Taking the data below, please print only the lines from the line holding "Output the Python" to the line holding "import numpy as np", inclusive, with pictures omitted.

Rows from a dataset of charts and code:
-- begin --

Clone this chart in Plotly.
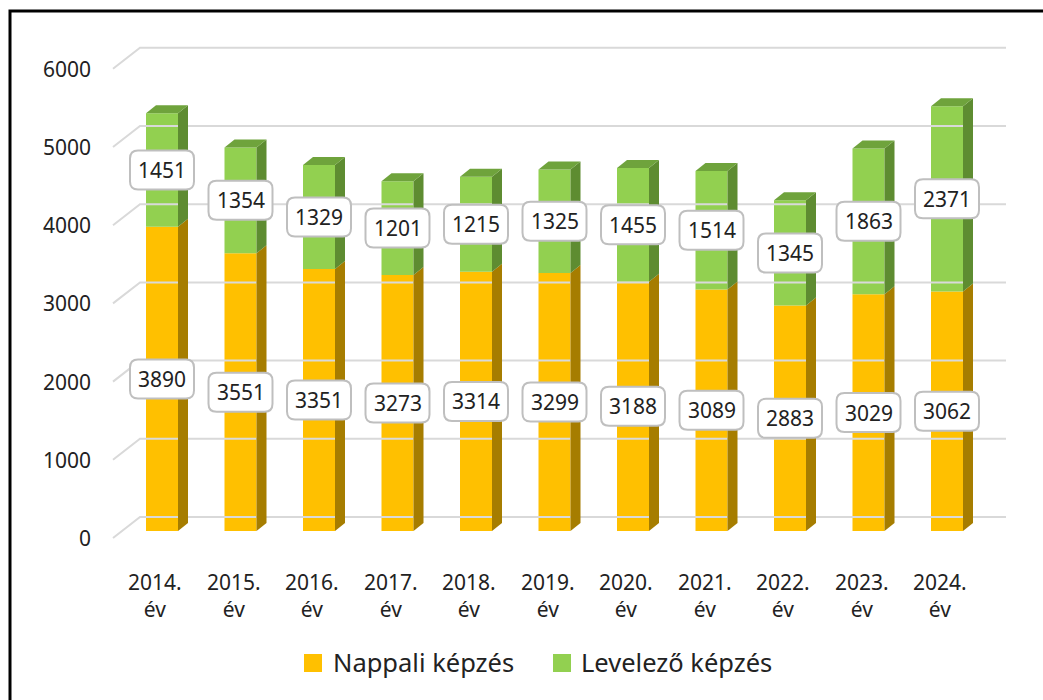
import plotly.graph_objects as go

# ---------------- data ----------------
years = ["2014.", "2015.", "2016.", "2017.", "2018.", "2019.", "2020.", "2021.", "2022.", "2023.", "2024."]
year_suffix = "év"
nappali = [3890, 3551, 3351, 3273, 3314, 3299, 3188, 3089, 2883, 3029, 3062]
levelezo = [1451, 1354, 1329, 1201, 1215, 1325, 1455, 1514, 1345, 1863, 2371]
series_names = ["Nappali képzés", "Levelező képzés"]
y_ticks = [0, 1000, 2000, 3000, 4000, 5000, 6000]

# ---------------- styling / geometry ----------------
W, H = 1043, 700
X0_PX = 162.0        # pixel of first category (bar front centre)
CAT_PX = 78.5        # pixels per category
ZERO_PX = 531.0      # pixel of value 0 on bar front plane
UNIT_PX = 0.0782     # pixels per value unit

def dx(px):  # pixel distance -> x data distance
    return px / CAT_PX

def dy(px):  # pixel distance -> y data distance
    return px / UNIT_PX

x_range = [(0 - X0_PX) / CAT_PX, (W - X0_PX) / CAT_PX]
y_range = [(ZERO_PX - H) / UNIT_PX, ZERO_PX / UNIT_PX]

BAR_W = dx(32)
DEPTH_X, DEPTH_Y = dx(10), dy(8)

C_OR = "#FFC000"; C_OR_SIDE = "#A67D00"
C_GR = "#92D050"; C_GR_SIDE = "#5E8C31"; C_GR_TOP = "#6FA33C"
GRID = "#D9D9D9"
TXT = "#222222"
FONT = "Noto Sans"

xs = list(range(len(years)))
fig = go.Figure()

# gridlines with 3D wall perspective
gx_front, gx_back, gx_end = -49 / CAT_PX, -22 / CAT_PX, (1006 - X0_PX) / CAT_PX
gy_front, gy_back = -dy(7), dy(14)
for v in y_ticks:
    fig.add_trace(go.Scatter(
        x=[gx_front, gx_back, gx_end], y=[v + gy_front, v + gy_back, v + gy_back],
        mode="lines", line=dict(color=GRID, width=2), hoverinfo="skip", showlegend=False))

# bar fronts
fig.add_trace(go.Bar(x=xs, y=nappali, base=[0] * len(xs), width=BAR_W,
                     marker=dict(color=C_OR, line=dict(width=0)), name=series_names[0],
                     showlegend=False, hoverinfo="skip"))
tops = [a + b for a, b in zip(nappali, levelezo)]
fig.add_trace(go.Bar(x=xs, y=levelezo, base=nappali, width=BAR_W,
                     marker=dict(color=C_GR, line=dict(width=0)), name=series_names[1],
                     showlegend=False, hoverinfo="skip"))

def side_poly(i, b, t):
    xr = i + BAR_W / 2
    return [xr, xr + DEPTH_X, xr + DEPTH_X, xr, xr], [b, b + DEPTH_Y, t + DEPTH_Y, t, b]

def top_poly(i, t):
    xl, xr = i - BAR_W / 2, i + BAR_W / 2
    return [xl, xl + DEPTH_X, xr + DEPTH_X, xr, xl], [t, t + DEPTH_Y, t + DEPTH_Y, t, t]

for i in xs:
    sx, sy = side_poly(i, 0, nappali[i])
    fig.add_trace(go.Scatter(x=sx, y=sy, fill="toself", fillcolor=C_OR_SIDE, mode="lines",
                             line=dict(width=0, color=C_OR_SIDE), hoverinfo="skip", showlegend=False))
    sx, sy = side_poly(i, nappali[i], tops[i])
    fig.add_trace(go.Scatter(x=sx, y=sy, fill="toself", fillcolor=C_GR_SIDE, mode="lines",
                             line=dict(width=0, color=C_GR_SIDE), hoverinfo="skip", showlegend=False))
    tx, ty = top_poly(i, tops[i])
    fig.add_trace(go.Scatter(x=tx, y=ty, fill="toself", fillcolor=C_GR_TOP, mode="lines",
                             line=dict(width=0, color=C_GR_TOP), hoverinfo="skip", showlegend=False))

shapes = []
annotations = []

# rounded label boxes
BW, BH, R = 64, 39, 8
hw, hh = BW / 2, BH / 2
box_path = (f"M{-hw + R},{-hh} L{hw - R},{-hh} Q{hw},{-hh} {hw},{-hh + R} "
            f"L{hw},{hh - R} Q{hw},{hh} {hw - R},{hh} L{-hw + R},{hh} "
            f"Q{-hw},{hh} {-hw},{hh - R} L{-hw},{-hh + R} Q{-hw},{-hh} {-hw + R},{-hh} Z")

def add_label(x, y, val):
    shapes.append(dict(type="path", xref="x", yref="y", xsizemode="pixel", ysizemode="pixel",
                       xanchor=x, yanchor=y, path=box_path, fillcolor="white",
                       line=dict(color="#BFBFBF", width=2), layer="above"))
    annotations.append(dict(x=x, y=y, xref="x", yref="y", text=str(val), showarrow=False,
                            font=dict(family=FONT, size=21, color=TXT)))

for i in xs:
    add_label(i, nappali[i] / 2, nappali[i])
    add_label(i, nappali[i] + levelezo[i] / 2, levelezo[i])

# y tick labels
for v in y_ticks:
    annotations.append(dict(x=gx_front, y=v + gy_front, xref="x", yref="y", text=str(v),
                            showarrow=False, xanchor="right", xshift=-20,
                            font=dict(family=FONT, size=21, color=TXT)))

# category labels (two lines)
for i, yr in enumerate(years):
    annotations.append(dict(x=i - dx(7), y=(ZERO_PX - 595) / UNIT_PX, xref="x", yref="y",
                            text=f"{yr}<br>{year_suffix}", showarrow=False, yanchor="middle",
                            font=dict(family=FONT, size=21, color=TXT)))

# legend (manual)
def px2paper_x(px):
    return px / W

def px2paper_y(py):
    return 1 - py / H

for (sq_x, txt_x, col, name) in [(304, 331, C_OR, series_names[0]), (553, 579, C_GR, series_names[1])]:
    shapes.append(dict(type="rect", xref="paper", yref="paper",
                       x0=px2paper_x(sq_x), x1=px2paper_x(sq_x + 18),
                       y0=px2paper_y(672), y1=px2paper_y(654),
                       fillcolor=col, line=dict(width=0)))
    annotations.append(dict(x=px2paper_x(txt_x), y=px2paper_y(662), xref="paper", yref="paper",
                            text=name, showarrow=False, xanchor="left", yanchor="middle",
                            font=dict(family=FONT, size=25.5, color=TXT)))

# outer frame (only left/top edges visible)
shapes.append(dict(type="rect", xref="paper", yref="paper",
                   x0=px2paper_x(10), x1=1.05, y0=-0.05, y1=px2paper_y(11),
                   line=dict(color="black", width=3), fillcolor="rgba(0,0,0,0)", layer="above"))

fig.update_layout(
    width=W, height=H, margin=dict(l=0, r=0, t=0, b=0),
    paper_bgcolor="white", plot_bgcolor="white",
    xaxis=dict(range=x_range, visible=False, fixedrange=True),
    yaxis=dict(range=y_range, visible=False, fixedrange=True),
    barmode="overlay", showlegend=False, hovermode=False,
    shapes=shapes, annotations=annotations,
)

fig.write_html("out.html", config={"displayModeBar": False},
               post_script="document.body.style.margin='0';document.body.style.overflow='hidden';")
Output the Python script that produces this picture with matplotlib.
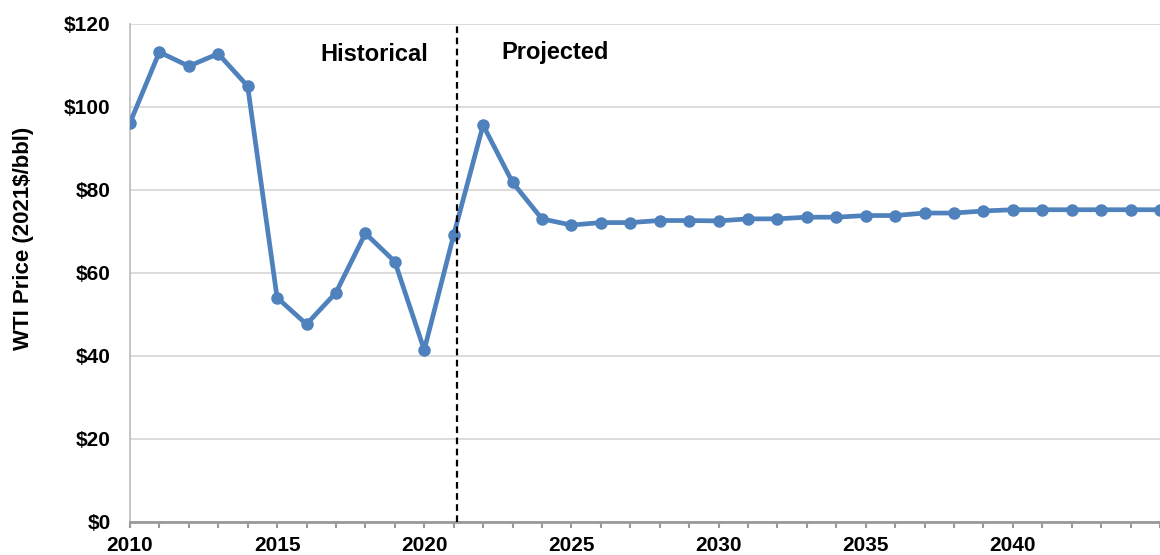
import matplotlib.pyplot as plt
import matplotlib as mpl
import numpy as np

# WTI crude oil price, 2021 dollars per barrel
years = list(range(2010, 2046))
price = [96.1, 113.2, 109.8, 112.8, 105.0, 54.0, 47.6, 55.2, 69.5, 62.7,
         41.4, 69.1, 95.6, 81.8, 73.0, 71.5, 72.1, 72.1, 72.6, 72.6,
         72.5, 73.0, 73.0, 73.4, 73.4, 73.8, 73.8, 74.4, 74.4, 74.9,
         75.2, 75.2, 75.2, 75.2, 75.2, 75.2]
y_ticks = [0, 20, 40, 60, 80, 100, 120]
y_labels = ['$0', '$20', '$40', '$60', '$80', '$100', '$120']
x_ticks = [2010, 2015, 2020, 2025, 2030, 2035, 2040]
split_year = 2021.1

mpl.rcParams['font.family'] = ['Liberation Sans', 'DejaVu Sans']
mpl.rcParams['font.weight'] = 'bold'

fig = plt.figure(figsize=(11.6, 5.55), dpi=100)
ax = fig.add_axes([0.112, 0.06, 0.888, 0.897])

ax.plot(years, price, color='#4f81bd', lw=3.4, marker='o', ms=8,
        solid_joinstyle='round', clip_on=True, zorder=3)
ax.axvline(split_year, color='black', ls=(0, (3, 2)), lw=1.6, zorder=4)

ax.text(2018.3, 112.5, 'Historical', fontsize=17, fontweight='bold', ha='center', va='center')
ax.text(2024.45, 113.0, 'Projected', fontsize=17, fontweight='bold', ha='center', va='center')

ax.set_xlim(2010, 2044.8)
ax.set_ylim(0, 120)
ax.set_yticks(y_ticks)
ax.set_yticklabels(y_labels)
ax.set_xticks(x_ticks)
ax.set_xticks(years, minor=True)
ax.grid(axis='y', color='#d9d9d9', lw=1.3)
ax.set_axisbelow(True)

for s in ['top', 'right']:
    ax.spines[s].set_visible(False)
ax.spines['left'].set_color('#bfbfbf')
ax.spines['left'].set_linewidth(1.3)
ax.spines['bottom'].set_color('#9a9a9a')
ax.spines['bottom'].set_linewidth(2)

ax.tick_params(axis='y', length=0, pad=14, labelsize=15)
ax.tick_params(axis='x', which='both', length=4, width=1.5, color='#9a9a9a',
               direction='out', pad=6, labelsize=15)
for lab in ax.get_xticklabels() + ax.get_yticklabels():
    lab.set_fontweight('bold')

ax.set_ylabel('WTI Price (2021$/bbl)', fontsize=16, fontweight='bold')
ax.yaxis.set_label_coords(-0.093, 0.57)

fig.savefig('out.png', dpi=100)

-- end --

▸ **Worked answer**
Output the Python script that produces this picture with matplotlib.
import matplotlib.pyplot as plt
import matplotlib as mpl
import numpy as np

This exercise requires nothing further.